### TASK TO COMPLETE
Repeat the data word for word. Do not include the pictures.
####################
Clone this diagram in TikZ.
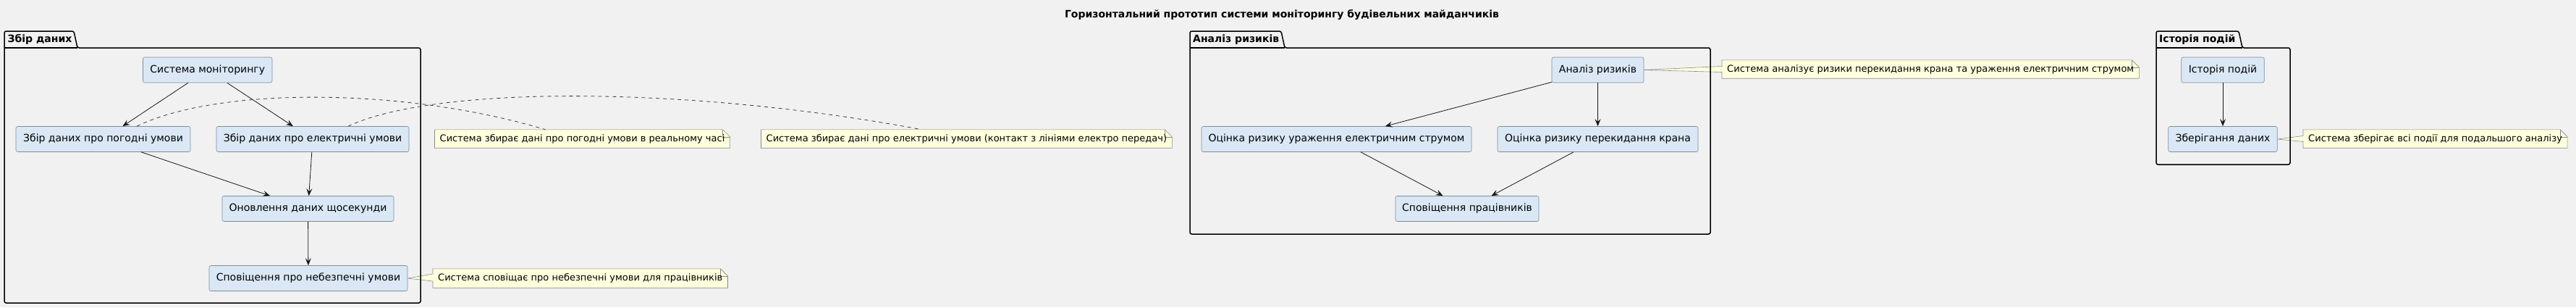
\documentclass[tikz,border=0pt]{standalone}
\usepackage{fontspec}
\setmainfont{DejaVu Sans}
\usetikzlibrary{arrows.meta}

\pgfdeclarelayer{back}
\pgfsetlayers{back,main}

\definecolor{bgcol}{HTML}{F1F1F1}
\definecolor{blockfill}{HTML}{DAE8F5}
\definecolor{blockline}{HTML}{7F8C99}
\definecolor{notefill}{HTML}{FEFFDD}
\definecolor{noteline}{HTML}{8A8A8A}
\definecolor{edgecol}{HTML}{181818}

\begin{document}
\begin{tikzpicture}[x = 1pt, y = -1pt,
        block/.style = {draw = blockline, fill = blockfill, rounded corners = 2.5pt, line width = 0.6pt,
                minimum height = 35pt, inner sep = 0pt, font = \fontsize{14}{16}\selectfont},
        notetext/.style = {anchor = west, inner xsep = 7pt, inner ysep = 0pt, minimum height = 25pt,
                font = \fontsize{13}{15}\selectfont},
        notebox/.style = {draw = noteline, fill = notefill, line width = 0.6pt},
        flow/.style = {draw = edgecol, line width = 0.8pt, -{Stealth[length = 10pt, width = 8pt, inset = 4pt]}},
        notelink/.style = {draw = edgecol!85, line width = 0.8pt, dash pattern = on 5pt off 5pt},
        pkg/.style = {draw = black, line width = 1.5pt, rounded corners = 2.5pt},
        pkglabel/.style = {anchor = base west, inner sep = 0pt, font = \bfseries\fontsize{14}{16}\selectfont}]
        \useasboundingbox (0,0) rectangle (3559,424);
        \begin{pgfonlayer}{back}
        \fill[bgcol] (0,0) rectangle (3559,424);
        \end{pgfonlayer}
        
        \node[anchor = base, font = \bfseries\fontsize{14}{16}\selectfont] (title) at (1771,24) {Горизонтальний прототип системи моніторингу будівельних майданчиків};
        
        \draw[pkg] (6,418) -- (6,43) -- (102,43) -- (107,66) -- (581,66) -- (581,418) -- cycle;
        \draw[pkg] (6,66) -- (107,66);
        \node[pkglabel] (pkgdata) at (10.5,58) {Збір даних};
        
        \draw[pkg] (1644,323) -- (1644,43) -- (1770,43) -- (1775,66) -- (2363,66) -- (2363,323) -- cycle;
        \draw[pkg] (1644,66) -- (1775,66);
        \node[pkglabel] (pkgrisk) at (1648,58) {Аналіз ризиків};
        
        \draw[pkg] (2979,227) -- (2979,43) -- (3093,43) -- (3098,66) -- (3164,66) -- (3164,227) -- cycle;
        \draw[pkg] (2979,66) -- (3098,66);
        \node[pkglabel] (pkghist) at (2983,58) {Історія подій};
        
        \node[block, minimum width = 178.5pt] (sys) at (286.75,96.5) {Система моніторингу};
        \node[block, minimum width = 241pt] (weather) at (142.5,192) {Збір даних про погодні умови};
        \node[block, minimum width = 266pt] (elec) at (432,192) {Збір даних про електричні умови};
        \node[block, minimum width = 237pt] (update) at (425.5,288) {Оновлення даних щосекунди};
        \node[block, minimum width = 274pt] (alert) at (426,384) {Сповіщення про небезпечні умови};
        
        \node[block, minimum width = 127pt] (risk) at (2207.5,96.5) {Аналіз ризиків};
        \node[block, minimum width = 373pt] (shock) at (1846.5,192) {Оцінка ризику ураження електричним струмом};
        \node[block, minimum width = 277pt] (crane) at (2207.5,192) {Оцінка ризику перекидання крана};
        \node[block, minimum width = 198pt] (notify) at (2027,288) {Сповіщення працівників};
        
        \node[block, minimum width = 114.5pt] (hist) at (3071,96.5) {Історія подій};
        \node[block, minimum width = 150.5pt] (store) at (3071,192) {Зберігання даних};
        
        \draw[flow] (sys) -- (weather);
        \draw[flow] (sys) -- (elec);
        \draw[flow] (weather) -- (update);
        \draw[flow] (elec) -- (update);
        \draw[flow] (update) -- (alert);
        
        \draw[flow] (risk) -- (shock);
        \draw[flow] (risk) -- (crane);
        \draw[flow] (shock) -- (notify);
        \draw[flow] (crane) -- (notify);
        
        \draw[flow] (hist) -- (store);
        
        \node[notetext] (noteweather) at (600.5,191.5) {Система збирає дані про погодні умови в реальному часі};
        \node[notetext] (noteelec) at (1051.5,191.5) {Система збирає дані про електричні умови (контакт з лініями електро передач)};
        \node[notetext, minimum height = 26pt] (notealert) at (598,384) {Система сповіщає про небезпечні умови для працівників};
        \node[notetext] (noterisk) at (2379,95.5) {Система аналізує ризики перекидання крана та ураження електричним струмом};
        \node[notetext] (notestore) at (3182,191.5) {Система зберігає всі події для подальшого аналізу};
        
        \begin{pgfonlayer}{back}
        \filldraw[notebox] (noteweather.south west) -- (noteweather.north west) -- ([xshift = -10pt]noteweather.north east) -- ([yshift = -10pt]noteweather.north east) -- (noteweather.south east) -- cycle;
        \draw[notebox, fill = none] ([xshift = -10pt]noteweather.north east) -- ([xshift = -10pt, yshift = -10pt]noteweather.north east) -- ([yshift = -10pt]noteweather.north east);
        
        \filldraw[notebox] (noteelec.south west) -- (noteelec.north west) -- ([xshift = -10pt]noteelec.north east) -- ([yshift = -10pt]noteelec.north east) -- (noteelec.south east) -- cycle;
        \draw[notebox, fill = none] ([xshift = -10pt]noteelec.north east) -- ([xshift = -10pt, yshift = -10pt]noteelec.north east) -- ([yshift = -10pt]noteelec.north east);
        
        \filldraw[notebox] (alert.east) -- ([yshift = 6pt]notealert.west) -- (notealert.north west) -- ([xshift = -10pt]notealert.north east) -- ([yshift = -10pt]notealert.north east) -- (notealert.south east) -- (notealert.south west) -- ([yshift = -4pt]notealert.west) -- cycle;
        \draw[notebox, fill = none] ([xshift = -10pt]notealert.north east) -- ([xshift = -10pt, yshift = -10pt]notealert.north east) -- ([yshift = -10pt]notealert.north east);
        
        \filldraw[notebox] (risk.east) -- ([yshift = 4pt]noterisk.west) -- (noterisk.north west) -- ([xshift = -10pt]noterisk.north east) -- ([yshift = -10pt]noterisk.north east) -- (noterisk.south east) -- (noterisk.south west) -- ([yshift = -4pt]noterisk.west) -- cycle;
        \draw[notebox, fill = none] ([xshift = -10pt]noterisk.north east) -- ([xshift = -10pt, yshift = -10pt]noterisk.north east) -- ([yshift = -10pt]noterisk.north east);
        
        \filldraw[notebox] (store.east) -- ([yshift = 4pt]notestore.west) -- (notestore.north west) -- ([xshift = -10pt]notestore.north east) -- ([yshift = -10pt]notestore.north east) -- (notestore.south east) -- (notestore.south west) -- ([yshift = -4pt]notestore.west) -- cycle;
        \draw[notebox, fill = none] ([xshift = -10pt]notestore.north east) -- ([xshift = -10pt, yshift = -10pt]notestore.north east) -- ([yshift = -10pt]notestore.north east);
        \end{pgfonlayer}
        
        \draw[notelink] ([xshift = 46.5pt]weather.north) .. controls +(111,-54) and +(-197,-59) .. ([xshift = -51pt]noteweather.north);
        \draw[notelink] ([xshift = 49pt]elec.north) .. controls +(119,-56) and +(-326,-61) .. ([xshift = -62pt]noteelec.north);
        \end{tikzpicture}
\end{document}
####################
### ANSWER BELOW
Clone this diagram in TikZ.
\documentclass[tikz,border=0pt]{standalone}
\usepackage{fontspec}
\setmainfont{DejaVu Sans}
\usetikzlibrary{arrows.meta}

\pgfdeclarelayer{back}
\pgfsetlayers{back,main}

\definecolor{bgcol}{HTML}{F1F1F1}
\definecolor{blockfill}{HTML}{DAE8F5}
\definecolor{blockline}{HTML}{7F8C99}
\definecolor{notefill}{HTML}{FEFFDD}
\definecolor{noteline}{HTML}{8A8A8A}
\definecolor{edgecol}{HTML}{181818}

\begin{document}
\begin{tikzpicture}[x = 1pt, y = -1pt,
        block/.style = {draw = blockline, fill = blockfill, rounded corners = 2.5pt, line width = 0.6pt,
                minimum height = 35pt, inner sep = 0pt, font = \fontsize{14}{16}\selectfont},
        notetext/.style = {anchor = west, inner xsep = 7pt, inner ysep = 0pt, minimum height = 25pt,
                font = \fontsize{13}{15}\selectfont},
        notebox/.style = {draw = noteline, fill = notefill, line width = 0.6pt},
        flow/.style = {draw = edgecol, line width = 0.8pt, -{Stealth[length = 10pt, width = 8pt, inset = 4pt]}},
        notelink/.style = {draw = edgecol!85, line width = 0.8pt, dash pattern = on 5pt off 5pt},
        pkg/.style = {draw = black, line width = 1.5pt, rounded corners = 2.5pt},
        pkglabel/.style = {anchor = base west, inner sep = 0pt, font = \bfseries\fontsize{14}{16}\selectfont}]
        \useasboundingbox (0,0) rectangle (3559,424);
        \begin{pgfonlayer}{back}
        \fill[bgcol] (0,0) rectangle (3559,424);
        \end{pgfonlayer}
        
        \node[anchor = base, font = \bfseries\fontsize{14}{16}\selectfont] (title) at (1771,24) {Горизонтальний прототип системи моніторингу будівельних майданчиків};
        
        \draw[pkg] (6,418) -- (6,43) -- (102,43) -- (107,66) -- (581,66) -- (581,418) -- cycle;
        \draw[pkg] (6,66) -- (107,66);
        \node[pkglabel] (pkgdata) at (10.5,58) {Збір даних};
        
        \draw[pkg] (1644,323) -- (1644,43) -- (1770,43) -- (1775,66) -- (2363,66) -- (2363,323) -- cycle;
        \draw[pkg] (1644,66) -- (1775,66);
        \node[pkglabel] (pkgrisk) at (1648,58) {Аналіз ризиків};
        
        \draw[pkg] (2979,227) -- (2979,43) -- (3093,43) -- (3098,66) -- (3164,66) -- (3164,227) -- cycle;
        \draw[pkg] (2979,66) -- (3098,66);
        \node[pkglabel] (pkghist) at (2983,58) {Історія подій};
        
        \node[block, minimum width = 178.5pt] (sys) at (286.75,96.5) {Система моніторингу};
        \node[block, minimum width = 241pt] (weather) at (142.5,192) {Збір даних про погодні умови};
        \node[block, minimum width = 266pt] (elec) at (432,192) {Збір даних про електричні умови};
        \node[block, minimum width = 237pt] (update) at (425.5,288) {Оновлення даних щосекунди};
        \node[block, minimum width = 274pt] (alert) at (426,384) {Сповіщення про небезпечні умови};
        
        \node[block, minimum width = 127pt] (risk) at (2207.5,96.5) {Аналіз ризиків};
        \node[block, minimum width = 373pt] (shock) at (1846.5,192) {Оцінка ризику ураження електричним струмом};
        \node[block, minimum width = 277pt] (crane) at (2207.5,192) {Оцінка ризику перекидання крана};
        \node[block, minimum width = 198pt] (notify) at (2027,288) {Сповіщення працівників};
        
        \node[block, minimum width = 114.5pt] (hist) at (3071,96.5) {Історія подій};
        \node[block, minimum width = 150.5pt] (store) at (3071,192) {Зберігання даних};
        
        \draw[flow] (sys) -- (weather);
        \draw[flow] (sys) -- (elec);
        \draw[flow] (weather) -- (update);
        \draw[flow] (elec) -- (update);
        \draw[flow] (update) -- (alert);
        
        \draw[flow] (risk) -- (shock);
        \draw[flow] (risk) -- (crane);
        \draw[flow] (shock) -- (notify);
        \draw[flow] (crane) -- (notify);
        
        \draw[flow] (hist) -- (store);
        
        \node[notetext] (noteweather) at (600.5,191.5) {Система збирає дані про погодні умови в реальному часі};
        \node[notetext] (noteelec) at (1051.5,191.5) {Система збирає дані про електричні умови (контакт з лініями електро передач)};
        \node[notetext, minimum height = 26pt] (notealert) at (598,384) {Система сповіщає про небезпечні умови для працівників};
        \node[notetext] (noterisk) at (2379,95.5) {Система аналізує ризики перекидання крана та ураження електричним струмом};
        \node[notetext] (notestore) at (3182,191.5) {Система зберігає всі події для подальшого аналізу};
        
        \begin{pgfonlayer}{back}
        \filldraw[notebox] (noteweather.south west) -- (noteweather.north west) -- ([xshift = -10pt]noteweather.north east) -- ([yshift = -10pt]noteweather.north east) -- (noteweather.south east) -- cycle;
        \draw[notebox, fill = none] ([xshift = -10pt]noteweather.north east) -- ([xshift = -10pt, yshift = -10pt]noteweather.north east) -- ([yshift = -10pt]noteweather.north east);
        
        \filldraw[notebox] (noteelec.south west) -- (noteelec.north west) -- ([xshift = -10pt]noteelec.north east) -- ([yshift = -10pt]noteelec.north east) -- (noteelec.south east) -- cycle;
        \draw[notebox, fill = none] ([xshift = -10pt]noteelec.north east) -- ([xshift = -10pt, yshift = -10pt]noteelec.north east) -- ([yshift = -10pt]noteelec.north east);
        
        \filldraw[notebox] (alert.east) -- ([yshift = 6pt]notealert.west) -- (notealert.north west) -- ([xshift = -10pt]notealert.north east) -- ([yshift = -10pt]notealert.north east) -- (notealert.south east) -- (notealert.south west) -- ([yshift = -4pt]notealert.west) -- cycle;
        \draw[notebox, fill = none] ([xshift = -10pt]notealert.north east) -- ([xshift = -10pt, yshift = -10pt]notealert.north east) -- ([yshift = -10pt]notealert.north east);
        
        \filldraw[notebox] (risk.east) -- ([yshift = 4pt]noterisk.west) -- (noterisk.north west) -- ([xshift = -10pt]noterisk.north east) -- ([yshift = -10pt]noterisk.north east) -- (noterisk.south east) -- (noterisk.south west) -- ([yshift = -4pt]noterisk.west) -- cycle;
        \draw[notebox, fill = none] ([xshift = -10pt]noterisk.north east) -- ([xshift = -10pt, yshift = -10pt]noterisk.north east) -- ([yshift = -10pt]noterisk.north east);
        
        \filldraw[notebox] (store.east) -- ([yshift = 4pt]notestore.west) -- (notestore.north west) -- ([xshift = -10pt]notestore.north east) -- ([yshift = -10pt]notestore.north east) -- (notestore.south east) -- (notestore.south west) -- ([yshift = -4pt]notestore.west) -- cycle;
        \draw[notebox, fill = none] ([xshift = -10pt]notestore.north east) -- ([xshift = -10pt, yshift = -10pt]notestore.north east) -- ([yshift = -10pt]notestore.north east);
        \end{pgfonlayer}
        
        \draw[notelink] ([xshift = 46.5pt]weather.north) .. controls +(111,-54) and +(-197,-59) .. ([xshift = -51pt]noteweather.north);
        \draw[notelink] ([xshift = 49pt]elec.north) .. controls +(119,-56) and +(-326,-61) .. ([xshift = -62pt]noteelec.north);
        \end{tikzpicture}
\end{document}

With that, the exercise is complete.